Kur’ân ve sahih hadisler. Onlara uymayan toplumdaki örf ve adetler
Müslümanlar için ahlâkî değer taşımaz. İnsan değerli bir varlık olduğu için
erdemsiz davranışlarla ömür tüketmemelidir. Onun hayatının her anı
değerlidir ve bu değere uygun davranışları göstermek için ömrünü
yaşamalıdır. Müminlerin her ahlâkî davranışı ilâhî bir niteliğin ortaya
çıkmasına vesile olmalıdır. İnsan kötü davranışlarını değiştirmeli ve bu
niyetinde samimi olmalı, uğraş göstermelidir. Onun bu duygu içinde hayat
sürmesi diğer insanların huzuru açısından da önemlidir.

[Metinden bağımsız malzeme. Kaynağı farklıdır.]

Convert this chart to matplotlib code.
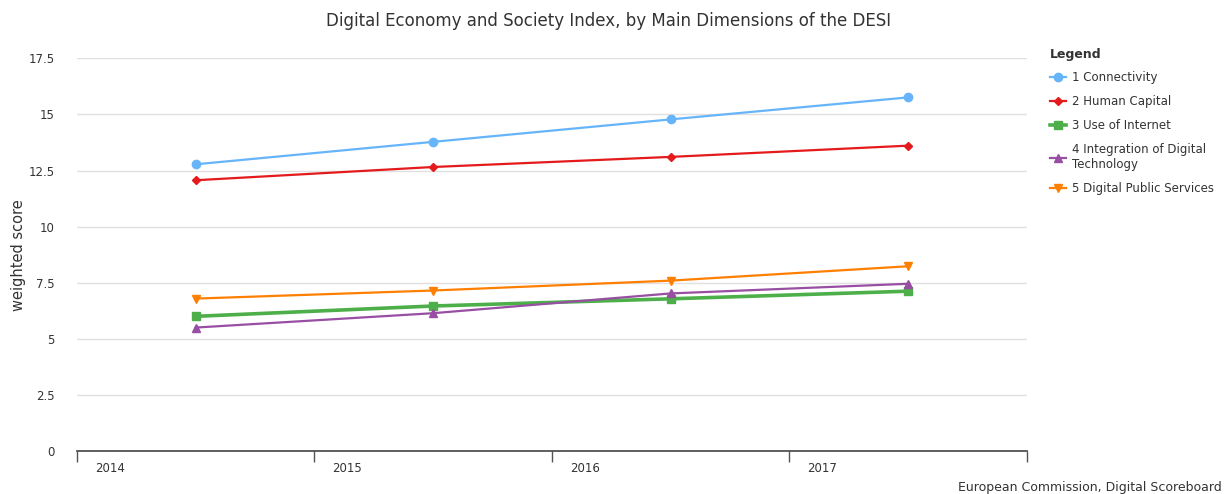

Ahlâkın inanç esaslarıyla olan ilgisi söz konusu olduğunda, ahlâk ilkeleri
bulunmayan bir dinin hak din olamayacağında şüphe yoktur. İslâm’ın ahlâk
hükümleri bir yönüyle inanç esasıdır. Çünkü kaynak itibariyle Kurân’a
dayanır. Kur’ân’da var olan her ahlâk ilkesi de inanç değeri taşır. Mesela bir
kimse başkasıyla alay edip onu küçümserse bu bir ahlâksızlıktır. Onun
açısından muhtemelen âhirette bununla ilgili kötü bir sonuç doğacaktır. Ama
bir kimse “başkalarıyla alay etmek ve onları küçümsemek günah değildir”
derse bu bir ahlâksızlık değil, Allah’ın toplum düzeni için koyduğu esası
inkârdır. Böyle inandığı sürece zaten toplum adına bir değer yüklenmemiş
olacaktır. İslâm ise sorumlu ve bu duyguyu kendisi için olduğu kadar içinde
yaşadığı toplum adına da taşıyan bireyler amaçlamaktadır.

İslâm dininde Allah yaratıklarına karşı merhametli olmak, onları
incitmemek esastır. Her şeyi O yarattığına göre, O’nun yarattığı her şeye
O’nun adına saygı göstermek, bir esastır. Ahlâklı mümin insana saygı
göstermek durumunda olduğu gibi diğer bütün varlıklara ve çevreye karşı da
aynı saygıyı korumalıdıır. Bu sebeple ahlâk, hem insandan insana olan
ilişkileri hem de insandan diğer varlıklara olan ilişkileri belirler.

Sonuç olarak İslâm dinini bu üç önemli ilke oluşturur. İnanç bunların en
önemlisidir. Amel ve ahlâk hükümleri de bu inanç esaslarına dayanır. Bir
bakıma hiçbiri diğeri için terk edilmediği gibi dayandıkları ilke itibariyle
bunların hiçbirinin diğerine üstünlüğü olmaz. İslâm dininin ana iskeleti olan
inanç, aslında amel ve ahlâkı içinde barındırmaktadır. Bunlardan birinin
eksikliği müminin değerini düşürür. İnsanlığa örnek ve onların da doğru yolu
bulmalarına vesile olmak görevini zedeler.